[start]
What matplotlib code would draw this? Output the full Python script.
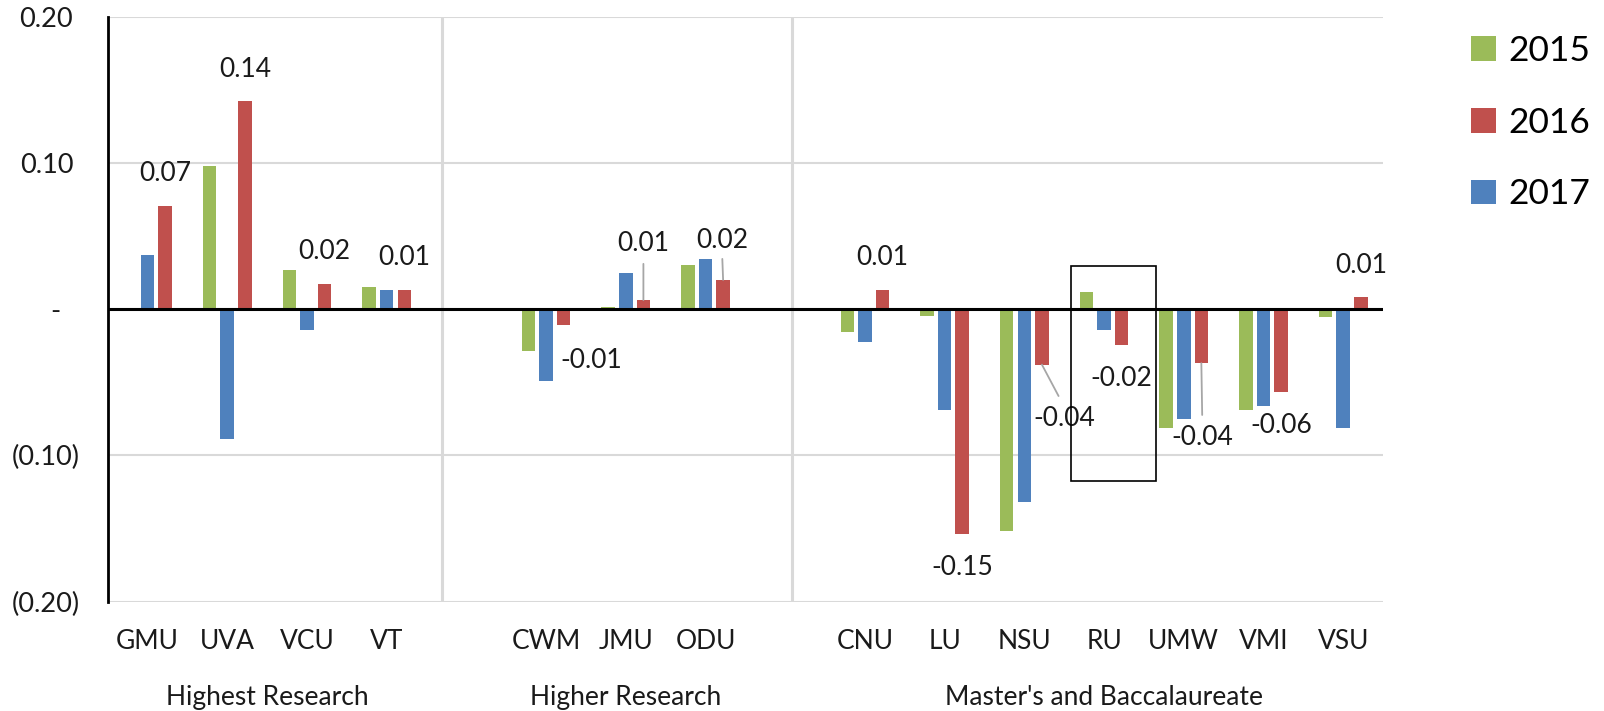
import numpy as np
import matplotlib
matplotlib.use("Agg")
import matplotlib.pyplot as plt
from matplotlib.patches import Rectangle
from matplotlib.transforms import ScaledTranslation, blended_transform_factory

plt.rcParams['font.family'] = ['Lato', 'DejaVu Sans']

# ---------------- data ----------------
groups = ["Highest Research", "Higher Research", "Master's and Baccalaureate"]
group_members = [["GMU", "UVA", "VCU", "VT"],
                 ["CWM", "JMU", "ODU"],
                 ["CNU", "LU", "NSU", "RU", "UMW", "VMI", "VSU"]]
categories = [c for g in group_members for c in g]

years = ["2015", "2016", "2017"]
v2015 = [np.nan, 0.098, 0.027, 0.015, -0.029, 0.0015, 0.030,
         -0.016, -0.005, -0.152, 0.012, -0.081, -0.069, -0.0055]
v2016 = [0.0706, 0.142, 0.0174, 0.0134, -0.0106, 0.0062, 0.020,
         0.0133, -0.154, -0.038, -0.0248, -0.037, -0.057, 0.0082]
v2017 = [0.037, -0.089, -0.014, 0.0134, -0.049, 0.025, 0.034,
         -0.0226, -0.069, -0.132, -0.014, -0.075, -0.066, -0.081]

yticks = [0.20, 0.10, 0.0, -0.10, -0.20]
ytick_labels = ["0.20", "0.10", "-", "(0.10)", "(0.20)"]

# ---------------- style ----------------
GREEN, RED, BLUE = "#9BBB59", "#C0504D", "#4F81BD"
TXT = "#1a1a1a"
FS = 19

# category positions: one empty slot between groups
pos, group_centers, p = [], [], 0
for mem in group_members:
    start = p
    for _ in mem:
        pos.append(p)
        p += 1
    group_centers.append((start + p - 1) / 2)
    p += 1
pos = np.array(pos, dtype=float)

fig = plt.figure(figsize=(16.04, 7.11), dpi=100)
ax = fig.add_axes([107.7 / 1604, 109.5 / 711, (1383 - 107.7) / 1604, 584.8 / 711])
ax.set_xlim(-0.5, pos[-1] + 0.5)
ax.set_ylim(-0.2, 0.2)

W, STEP = 0.17, 0.221
b15 = ax.bar(pos - STEP, v2015, W, color=GREEN, label=years[0], zorder=2)
b17 = ax.bar(pos, v2017, W, color=BLUE, label=years[2], zorder=2)
b16 = ax.bar(pos + STEP, v2016, W, color=RED, label=years[1], zorder=2)

# grid, spines, zero line
ax.set_yticks(yticks)
ax.set_yticklabels(ytick_labels)
ax.yaxis.grid(True, color="#D9D9D9", lw=1.5, zorder=0)
ax.set_axisbelow(True)
for s in ["top", "right", "bottom"]:
    ax.spines[s].set_visible(False)
ax.spines["left"].set_color("black")
ax.spines["left"].set_linewidth(2.0)
ax.spines["left"].set_zorder(4)
ax.axhline(0, color="black", lw=2.2, zorder=3)

# group separators
for sx in [3.70, 8.09]:
    ax.axvline(sx, color="#D9D9D9", lw=2.2, zorder=1)

# ticks
ax.set_xticks(pos)
ax.set_xticklabels(categories)
ax.tick_params(axis="x", length=0, pad=20, labelsize=FS, labelcolor=TXT)
ax.tick_params(axis="y", length=0, pad=20, labelsize=FS + 0.5, labelcolor=TXT)
shifts = {"0.20": 6.7, "0.10": 6.7, "-": 20, "(0.10)": 0, "(0.20)": 0}
for lab in ax.get_yticklabels():
    dx = shifts.get(lab.get_text(), 0)
    lab.set_transform(lab.get_transform() + ScaledTranslation(-dx / 100, 0, fig.dpi_scale_trans))

# group labels
tr = blended_transform_factory(ax.transData, ax.transAxes)
for gc, name in zip(group_centers, groups):
    ax.text(gc, -0.165, name, transform=tr, ha="center", va="center",
            fontsize=FS, color=TXT)

# data labels (2016 series)
special = {
    "CWM": ((28, -36), None),
    "JMU": ((0, 57), ((0.5, 0), 4)),
    "ODU": ((-1, 39), ((0.5, 0), 2)),
    "NSU": ((22, -54), ((0.5, 1), 6)),
    "UMW": ((1, -74), ((0.5, 1), 5)),
}
for i, (cat, v) in enumerate(zip(categories, v2016)):
    x = pos[i] + STEP
    if cat in special:
        off, leader = special[cat]
    else:
        off, leader = ((0, 32) if v > 0 else (0, -33)), None
    kw = {}
    if leader is not None:
        relpos, shr = leader
        kw["arrowprops"] = dict(arrowstyle="-", color="#A6A6A6", lw=1.3,
                                shrinkA=shr, shrinkB=0, relpos=relpos)
    ax.annotate(f"{v:.2f}", xy=(x, v), xytext=off, textcoords="offset pixels",
                ha="center", va="center", fontsize=FS, color=TXT, zorder=5, **kw)

# highlight box around RU
ru = pos[categories.index("RU")]
ax.add_patch(Rectangle((ru - 0.42, -0.1176), 1.07, 0.1468, fill=False,
                       edgecolor="black", lw=1.2, zorder=6))

# legend
fig.legend(handles=[b15, b16, b17], labels=years, loc="upper left",
           bbox_to_anchor=(1471 / 1604, 1 - 35 / 711), frameon=False,
           fontsize=25.5, handlelength=0.7, handleheight=0.7, handletextpad=0.35,
           labelspacing=1.12, borderpad=0, borderaxespad=0)

fig.savefig("out.png", dpi=100)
[end]
#### EXERCISE AIM
Take the material above from its first line through the line holding "plt.rcParams['font.family'] = ['Lato', 'DejaVu" and set it down exactly, without the pictures.

#### WRITTEN RESPONSE
What matplotlib code would draw this? Output the full Python script.
import numpy as np
import matplotlib
matplotlib.use("Agg")
import matplotlib.pyplot as plt
from matplotlib.patches import Rectangle
from matplotlib.transforms import ScaledTranslation, blended_transform_factory

plt.rcParams['font.family'] = ['Lato', 'DejaVu Sans']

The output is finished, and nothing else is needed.